During his term as graduate school dean, from 1999 to 2001, student applications increased by more than 20 percent and research funding rose by more than 30 percent. As senior vice president for academic affairs, retention increased and the graduation rate rose from 62 percent to 80 percent over five years. While interim vice president for advancement, Destler was credited with securing a $25 million gift from Comcast Corp. for naming rights supporting the construction of the Comcast Center sports arena.
As engineering school dean, a position in which he served from 1994 to 1999, Destler created the Gemstone Program, a multidisciplinary four-year research program for undergraduate honors students of all majors in which teams of students design, direct and conduct research exploring the interdependence of science and technology with society. (For more about the program, visit www.gemstone.umd.edu/Main/aboutus.htm.)
The program’s mission states that it is “dedicated to the development of citizens, scholars and leaders.”
“Our efforts are focused on holistic student development, both inside and outside the classroom. We value qualities of mutual respect, intellectual excitement, collaboration and diversity of thought. We strive to give our students the transferable skills valuable for wherever life will lead them.”
Other achievements at Maryland that Destler cites include leading a faculty team in the creation of a cross-disciplinary master’s degree program in telecommunications; originating the Hinman CEOs Program, a living-learning entrepreneurship initiative for undergraduate students; and involvement in the President’s Promise, an outside-the-classroom experiential program for freshmen.

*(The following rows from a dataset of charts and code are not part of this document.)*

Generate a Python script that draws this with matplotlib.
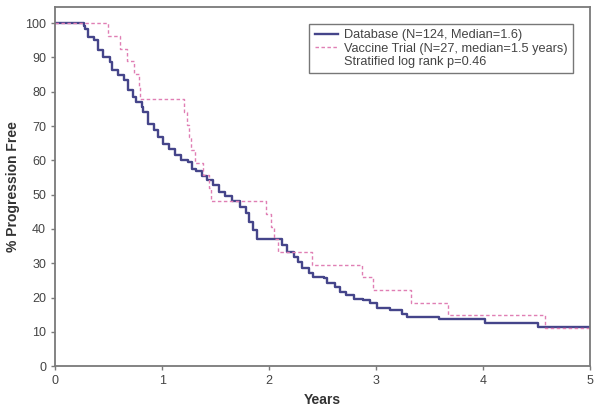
import matplotlib
matplotlib.use("Agg")
import matplotlib.pyplot as plt
from matplotlib.lines import Line2D

plt.rcParams['font.family'] = ['Liberation Sans', 'DejaVu Sans']

# Database cohort (N=124), step change points
db_years = [0.0, 0.265, 0.28, 0.31, 0.36, 0.40, 0.45, 0.51, 0.53, 0.59, 0.64,
            0.685, 0.73, 0.76, 0.81, 0.825, 0.87, 0.92, 0.965, 1.01, 1.06,
            1.12, 1.18, 1.245, 1.28, 1.32, 1.37, 1.42, 1.48, 1.53, 1.59, 1.65,
            1.73, 1.78, 1.81, 1.85, 1.885, 2.09, 2.12, 2.165, 2.23, 2.27, 2.305,
            2.37, 2.41, 2.51, 2.54, 2.62, 2.66, 2.72, 2.79, 2.88, 2.94, 3.01,
            3.13, 3.24, 3.29, 3.59, 4.02, 4.52, 5.0]
db_surv = [100, 99.2, 98.4, 96.0, 95.0, 92.1, 90.2, 88.7, 86.3, 84.8, 83.4,
           80.5, 78.6, 77.1, 75.6, 74.1, 70.7, 68.8, 66.8, 64.9, 63.4,
           61.5, 60.1, 59.4, 57.6, 57.0, 55.3, 54.2, 52.8, 50.8, 49.5, 48.0,
           46.5, 44.5, 42.1, 39.7, 37.1, 37.1, 35.3, 33.3, 31.9, 30.4, 28.5,
           27.0, 26.1, 25.6, 24.1, 23.2, 21.5, 20.7, 19.7, 19.2, 18.3, 16.8,
           16.3, 15.3, 14.4, 13.6, 12.7, 11.3, 11.3]

# Vaccine trial (N=27)
vac_years = [0.0, 0.495, 0.61, 0.67, 0.74, 0.78, 0.79, 1.20, 1.23, 1.25, 1.27,
             1.31, 1.386, 1.44, 1.46, 1.97, 2.02, 2.05, 2.08, 2.40, 2.87, 2.97,
             3.33, 3.67, 4.58, 5.0]
vac_surv = [100, 96.3, 92.6, 88.9, 85.2, 81.5, 77.8, 74.1, 70.4, 66.7, 63.0,
            59.3, 55.6, 51.9, 48.1, 44.4, 40.7, 37.0, 33.3, 29.6, 25.9, 22.2,
            18.5, 14.8, 11.1, 11.1]

fig = plt.figure(figsize=(6.0, 4.16), dpi=100)
ax = fig.add_axes([0.092, 0.12, 0.891, 0.863])

ax.plot(db_years, db_surv, drawstyle='steps-post', color='#45458a', linewidth=1.7)
ax.plot(vac_years, vac_surv, drawstyle='steps-post', color='#e07fb4',
        linewidth=1.0, linestyle=(0, (2.5, 1.8)))

ax.set_xlim(0, 5)
ax.set_ylim(0, 104.7)
ax.set_xticks(range(0, 6))
ax.set_yticks(range(0, 101, 10))

for s in ax.spines.values():
    s.set_color('#7a7a7a')
    s.set_linewidth(1.3)
ax.tick_params(axis='both', colors='#7a7a7a', labelcolor='#444444',
               labelsize=9, length=3, width=1)

ax.set_xlabel('Years', fontsize=10, fontweight='bold', color='#333333', labelpad=4)
ax.set_ylabel('% Progression Free', fontsize=10, fontweight='bold', color='#333333',
              labelpad=4)

handles = [
    Line2D([], [], color='#45458a', linewidth=1.7),
    Line2D([], [], color='#e07fb4', linewidth=1.0, linestyle=(0, (2.5, 1.8))),
    Line2D([], [], color='none'),
]
labels = ['Database (N=124, Median=1.6)',
          'Vaccine Trial (N=27, median=1.5 years)',
          'Stratified log rank p=0.46']
leg = ax.legend(handles, labels, loc='upper right', bbox_to_anchor=(0.968, 0.953),
                fontsize=9.2, frameon=True, fancybox=False, handlelength=1.8,
                handletextpad=0.5, borderpad=0.4, labelspacing=0.12,
                borderaxespad=0)
leg.get_frame().set_edgecolor('#555555')
leg.get_frame().set_linewidth(1.0)
for t in leg.get_texts():
    t.set_color('#444444')

fig.savefig('out.png', dpi=100)
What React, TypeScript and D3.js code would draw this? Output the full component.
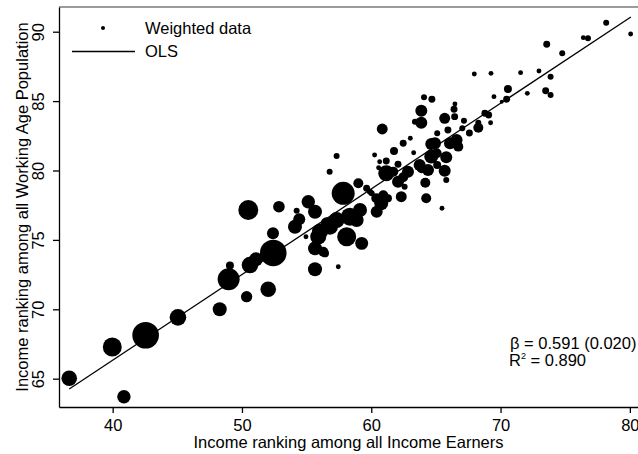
import React, { useRef, useEffect } from "react";
import { select, scaleLinear, scaleSqrt, line, axisBottom, axisLeft } from "d3";

// ranking among all income earners (x)
const earnersRank = [
  36.64, 39.97, 40.87, 42.55, 45.05, 48.28, 48.97, 49.07, 50.36, 52.03,
  50.62, 51.08, 52.42, 50.49, 52.86, 54.23, 55.13, 55.65, 54.1, 54.43,
  52.4, 55.65, 57.45, 54.95, 55.9, 55.65, 56.42, 57.83, 58.1, 56.81,
  57.32, 58.35, 59.13, 59.26, 60.42, 59.0, 59.64, 60.03, 57.32, 56.78,
  60.85, 60.26, 60.65, 60.57, 61.16, 61.76, 62.47, 63.02, 62.07, 61.16,
  62.07, 62.32, 62.84, 63.74, 64.39, 65.1, 65.68, 65.8, 64.64, 64.64,
  65.8, 60.77, 60.39, 61.29, 64.18, 64.25, 65.47, 62.58, 63.28, 65.1,
  65.93, 66.45, 66.4, 65.68, 63.87, 63.87, 63.38, 64.08, 64.69, 66.47,
  66.6, 66.73, 67.17, 67.04, 67.59, 68.28, 68.79, 69.08, 69.23, 69.49,
  70.09, 70.47, 70.57, 67.97, 69.26, 71.55, 72.07, 72.97, 73.49, 73.87,
  73.87, 73.57, 74.77, 76.4, 76.76, 78.17, 80.06, 56.03, 56.29, 56.55,
  58.87, 65.06, 64.93, 66.09, 61.7, 62.47, 60.93, 68.28, 63.9, 59.9,
];

// ranking among all working age population (y)
const workingAgeRank = [
  65.03, 67.28, 63.7, 68.13, 69.42, 70.0, 72.16, 73.16, 70.91, 71.44,
  73.19, 73.6, 74.06, 77.15, 77.39, 77.1, 77.75, 77.03, 75.95, 76.48,
  75.48, 72.88, 73.07, 75.23, 75.23, 74.39, 74.03, 78.36, 75.23, 75.95,
  76.43, 76.67, 77.15, 74.75, 77.03, 79.08, 78.72, 78.36, 81.04, 79.91,
  82.99, 81.12, 80.63, 80.2, 80.68, 81.4, 81.96, 82.32, 80.45, 79.8,
  79.19, 78.11, 79.91, 80.4, 80.04, 80.4, 79.99, 79.32, 81.0, 81.91,
  80.95, 77.64, 78.0, 78.0, 79.12, 78.0, 77.28, 78.83, 81.28, 82.68,
  82.92, 83.88, 84.41, 83.76, 84.31, 83.44, 83.52, 85.27, 85.13, 84.79,
  82.2, 81.72, 83.59, 83.04, 82.7, 83.08, 84.12, 84.0, 83.44, 85.32,
  84.96, 85.13, 85.87, 86.95, 87.0, 87.05, 85.56, 87.17, 85.75, 85.44,
  86.76, 89.09, 88.44, 89.57, 89.52, 90.65, 89.83, 75.59, 74.15, 76.2,
  76.43, 81.24, 81.96, 81.96, 79.91, 79.51, 78.21, 83.44, 80.16, 78.47,
];

// population weights (marker area)
const popWeight = [
  61, 90, 45, 177, 69, 49, 121, 16, 32, 61,
  69, 49, 177, 100, 34, 9, 45, 49, 49, 36,
  36, 49, 6, 6, 64, 49, 16, 132, 90, 64,
  64, 81, 49, 42, 36, 25, 12, 9, 9, 9,
  30, 6, 6, 6, 12, 16, 12, 6, 12, 64,
  36, 30, 36, 36, 36, 16, 36, 9, 49, 36,
  36, 49, 25, 16, 25, 25, 6, 9, 6, 9,
  12, 12, 12, 30, 36, 36, 9, 9, 12, 6,
  36, 25, 9, 9, 12, 25, 12, 12, 6, 6,
  4, 12, 16, 6, 6, 6, 6, 6, 12, 9,
  9, 12, 9, 6, 9, 9, 6, 64, 25, 36,
  49, 25, 36, 36, 25, 25, 25, 9, 25, 9,
];

const xTicks = [40, 50, 60, 70, 80];
const yTicks = [65, 70, 75, 80, 85, 90];
const olsRange = [36.64, 80.08];
const olsIntercept = 41.65;
const olsSlope = 0.617;

const font = "'Liberation Sans', Arial, Helvetica, sans-serif";

function App() {
  const svgRef = useRef(null);

  useEffect(() => {
    const svg = select(svgRef.current);
    svg.selectAll("*").remove();

    const xScale = scaleLinear().domain([35.85, 80.63]).range([59, 638]);
    const yScale = scaleLinear().domain([62.96, 91.78]).range([407, 7]);
    const rScale = scaleSqrt().domain([0, 177]).range([0, 13.3]);

    // top frame
    svg
      .append("line")
      .attr("x1", 59)
      .attr("x2", 638)
      .attr("y1", 7)
      .attr("y2", 7)
      .attr("stroke", "#7a7a7a")
      .attr("stroke-width", 1.6);

    // points
    svg
      .append("g")
      .selectAll("circle")
      .data(earnersRank.map((x, i) => ({ x, y: workingAgeRank[i], w: popWeight[i] })))
      .join("circle")
      .attr("cx", (d) => xScale(d.x))
      .attr("cy", (d) => yScale(d.y))
      .attr("r", (d) => rScale(d.w))
      .attr("fill", "black");

    // OLS
    const olsLine = line<number>()
      .x((d) => xScale(d))
      .y((d) => yScale(olsIntercept + olsSlope * d));
    svg
      .append("path")
      .attr("d", olsLine(olsRange))
      .attr("fill", "none")
      .attr("stroke", "black")
      .attr("stroke-width", 1.3);

    // axes
    const xAxis = axisBottom(xScale).tickValues(xTicks).tickSize(6).tickSizeOuter(0).tickPadding(6);
    const gx = svg.append("g").attr("transform", "translate(0,407)").call(xAxis);
    gx.attr("font-family", font).attr("font-size", 16.5);
    gx.selectAll("path, line").attr("stroke", "black").attr("stroke-width", 1.3);
    gx.selectAll("text").attr("fill", "black");

    const yAxis = axisLeft(yScale).tickValues(yTicks).tickSize(6).tickSizeOuter(0);
    const gy = svg.append("g").attr("transform", "translate(59,0)").call(yAxis);
    gy.attr("font-family", font).attr("font-size", 16.5);
    gy.selectAll("path, line").attr("stroke", "black").attr("stroke-width", 1.3);
    gy.selectAll("text")
      .attr("fill", "black")
      .attr("transform", "rotate(-90)")
      .attr("x", 0)
      .attr("y", -15)
      .attr("dy", 0)
      .attr("text-anchor", "middle");

    // axis titles
    svg
      .append("text")
      .attr("x", 348.5)
      .attr("y", 448)
      .attr("text-anchor", "middle")
      .attr("font-family", font)
      .attr("font-size", 16.5)
      .text("Income ranking among all Income Earners");
    svg
      .append("text")
      .attr("transform", "translate(28,207) rotate(-90)")
      .attr("text-anchor", "middle")
      .attr("font-family", font)
      .attr("font-size", 16.5)
      .text("Income ranking among all Working Age Population");

    // legend
    const legend = svg.append("g").attr("font-family", font).attr("font-size", 16.5);
    legend.append("circle").attr("cx", 103).attr("cy", 28).attr("r", 2).attr("fill", "black");
    legend.append("text").attr("x", 145).attr("y", 34).text("Weighted data");
    legend
      .append("line")
      .attr("x1", 72)
      .attr("x2", 135)
      .attr("y1", 51.5)
      .attr("y2", 51.5)
      .attr("stroke", "black")
      .attr("stroke-width", 1.3);
    legend.append("text").attr("x", 145).attr("y", 57).text("OLS");

    // regression stats
    const stats = svg.append("g").attr("font-family", font).attr("font-size", 16.5);
    stats.append("text").attr("x", 510).attr("y", 349).text("β = 0.591 (0.020)");
    const r2 = stats.append("text").attr("x", 509).attr("y", 366);
    r2.append("tspan").text("R");
    r2.append("tspan").attr("font-size", 9).attr("dy", -7).text("2");
    r2.append("tspan").attr("dy", 7).text(" = 0.890");
  }, []);

  return (
    <div style={{ position: "absolute", left: 0, top: 0 }}>
      <svg ref={svgRef} width={638} height={454} style={{ display: "block" }} />
    </div>
  );
}

export default App;
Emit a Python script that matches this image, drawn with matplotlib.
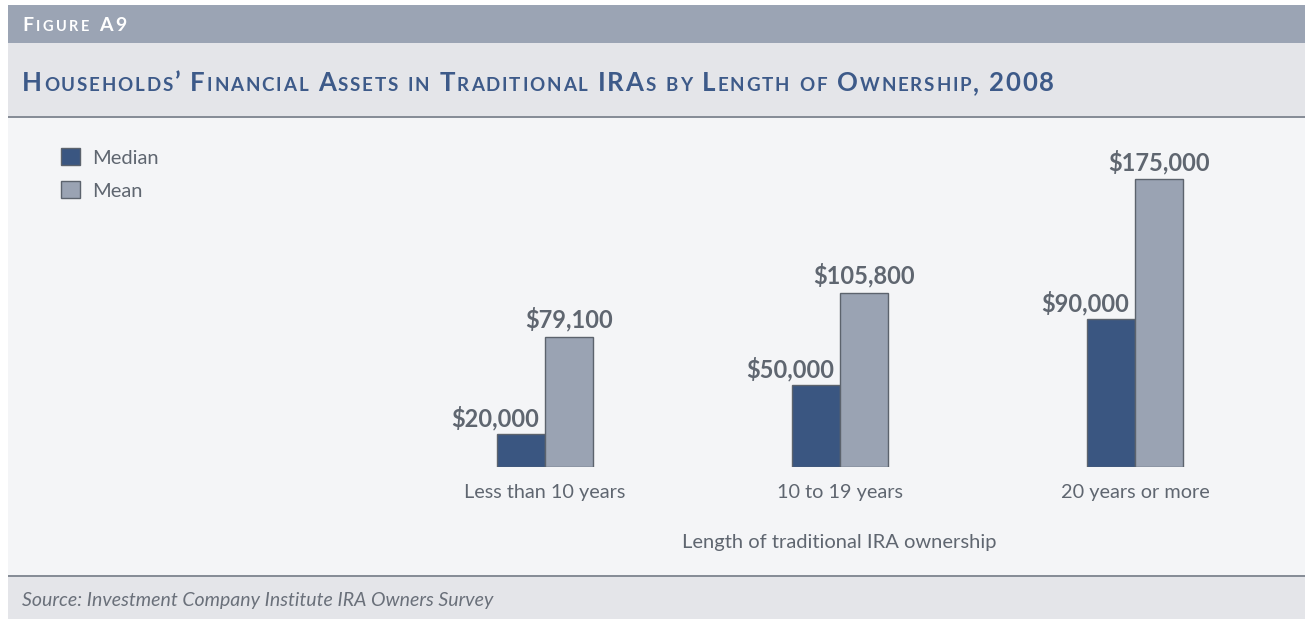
import re
import matplotlib
matplotlib.use("Agg")
import matplotlib.pyplot as plt
from matplotlib.patches import Rectangle
import numpy as np

categories = ["Less than 10 years", "10 to 19 years", "20 years or more"]
median_vals = [20000, 50000, 90000]
mean_vals = [79100, 105800, 175000]
series_names = ["Median", "Mean"]

W, H = 1305, 619
plt.rcParams["font.family"] = ["Lato", "DejaVu Sans"]

fig = plt.figure(figsize=(W / 100, H / 100), dpi=100)
fig.patch.set_facecolor("white")
renderer = fig.canvas.get_renderer()

def px(x, y):
    return x / W, 1 - y / H

def band(y0, y1, color, x0=8):
    fx, fy = px(x0, y1)
    fig.add_artist(Rectangle((fx, fy), (W - x0) / W, (y1 - y0) / H,
                             transform=fig.transFigure, facecolor=color,
                             edgecolor="none", zorder=0))

band(5, 43, "#9ba4b4")
band(43, 116, "#e4e5e9")
band(116, 118, "#878d97")
band(118, 575, "#f4f5f7")
band(575, 577, "#878d97")
band(577, 619, "#e4e5e9")

def tw(s, size, **kw):
    t = fig.text(0, 0, s, fontsize=size, **kw)
    w = t.get_window_extent(renderer).width
    t.remove()
    return w

# draws segments of (text, size) with letter spacing, x/y in pixels
def tracked(x, y, segs, track, **kw):
    for txt, size in segs:
        bar = tw("|", size, **kw)
        for i, ch in enumerate(txt):
            if ch != " ":
                off = tw(txt[:i] + "|", size, **kw) - bar if i else 0
                fx, fy = px(x + off + i * track, y)
                fig.text(fx, fy, ch, fontsize=size, va="baseline", ha="left", **kw)
        x += tw(txt + "|", size, **kw) - bar + track * len(txt)
    return x

def smallcaps(x, y, s, big, small, track, **kw):
    segs = []
    for run in re.findall(r"[a-z]+|[^a-z]+", s):
        segs.append((run.upper(), small) if run.islower() else (run, big))
    return tracked(x, y, segs, track, fontweight="bold", **kw)

smallcaps(22, 31, "Figure A9", 14, 10.5, 2.6, color="white")
smallcaps(22, 91, "Households\u2019 Financial Assets in Traditional IRAs by Length of Ownership, 2008",
          18.5, 13.5, 1.85, color="#3d5a89")

# chart axes
base_px, top_px = 467, 130
ax_l, ax_r = 400, 1278
c0, step = 545, 295
bl, bb = px(ax_l, base_px)
ax = fig.add_axes([bl, bb, (ax_r - ax_l) / W, (base_px - top_px) / H])
ax.set_facecolor("none")
ymax = max(mean_vals) * (base_px - top_px) / (base_px - 179)
ax.set_ylim(0, ymax)
ax.set_xlim((ax_l - c0) / step, (ax_r - c0) / step)

x = np.arange(len(categories))
w = 48 / step
b1 = ax.bar(x - w / 2, median_vals, w, color="#3a5681", edgecolor="#5c636d", linewidth=1, label=series_names[0])
b2 = ax.bar(x + w / 2, mean_vals, w, color="#9aa3b3", edgecolor="#5c636d", linewidth=1, label=series_names[1])

lab_color = "#5f6670"
for xi, v in zip(x, median_vals):
    ax.annotate(f"${v:,}", (xi, v), xytext=(-4, 5.5), textcoords="offset points",
                ha="right", va="baseline", fontsize=17, fontweight="bold", color=lab_color)
for xi, v in zip(x, mean_vals):
    ax.annotate(f"${v:,}", (xi + w / 2, v), xytext=(0, 6.5), textcoords="offset points",
                ha="center", va="baseline", fontsize=17, fontweight="bold", color=lab_color)

ax.set_xticks(x)
ax.set_xticklabels(categories, fontsize=14.3, color=lab_color)
ax.tick_params(axis="x", length=0, pad=12)
ax.set_yticks([])
for s in ax.spines.values():
    s.set_visible(False)
ax.set_xlabel("Length of traditional IRA ownership", fontsize=14.5, color=lab_color, labelpad=24)

lx, ly = px(61, 148)
fig.legend(handles=[b1, b2], loc="upper left", bbox_to_anchor=(lx, ly), frameon=False,
           fontsize=14.5, labelcolor=lab_color, handlelength=0.95, handleheight=0.95,
           handletextpad=0.6, labelspacing=0.72, borderpad=0, borderaxespad=0)

sx, sy = px(22, 606)
fig.text(sx, sy, "Source: Investment Company Institute IRA Owners Survey", fontsize=14,
         style="italic", color="#6a707a", va="baseline")

fig.savefig("out.png", dpi=100, facecolor=fig.get_facecolor())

Destler earned a bachelor’s degree from Stevens Institute of Technology, in Hoboken, N.J., and a Ph.D. from Cornell University. An expert on high-power microwave sources and advanced accelerator technologies, he has consulted for government agencies and private firms, received more than $40 million in grants and contracts, published numerous journal articles and book chapters, and presented many papers. He has directed 18 master’s and doctoral student theses and earned awards for his teaching.
RIT’s soon-to-be president is familiar to at least one RIT faculty member. Destler was the favorite professor of Chance Glenn, associate professor of telecommunications engineering technology, when Glenn was an undergraduate at the University of Maryland.
“The warmness and insight we glimpsed during his visits here are truly real components of his personality,” says Glenn. “To me, this is an enduring quality of his that will serve the RIT community for many years to come.”
In a statement attributed to University of Maryland President Dan Mote in The Diamondback, an independent student newspaper, Mote is quoted as saying:
“His vision, judgment and counsel have been critical to our academic and fiscal directions during this period of unparalleled achievement. Any university would do well indeed to recruit Bill to its presidency.”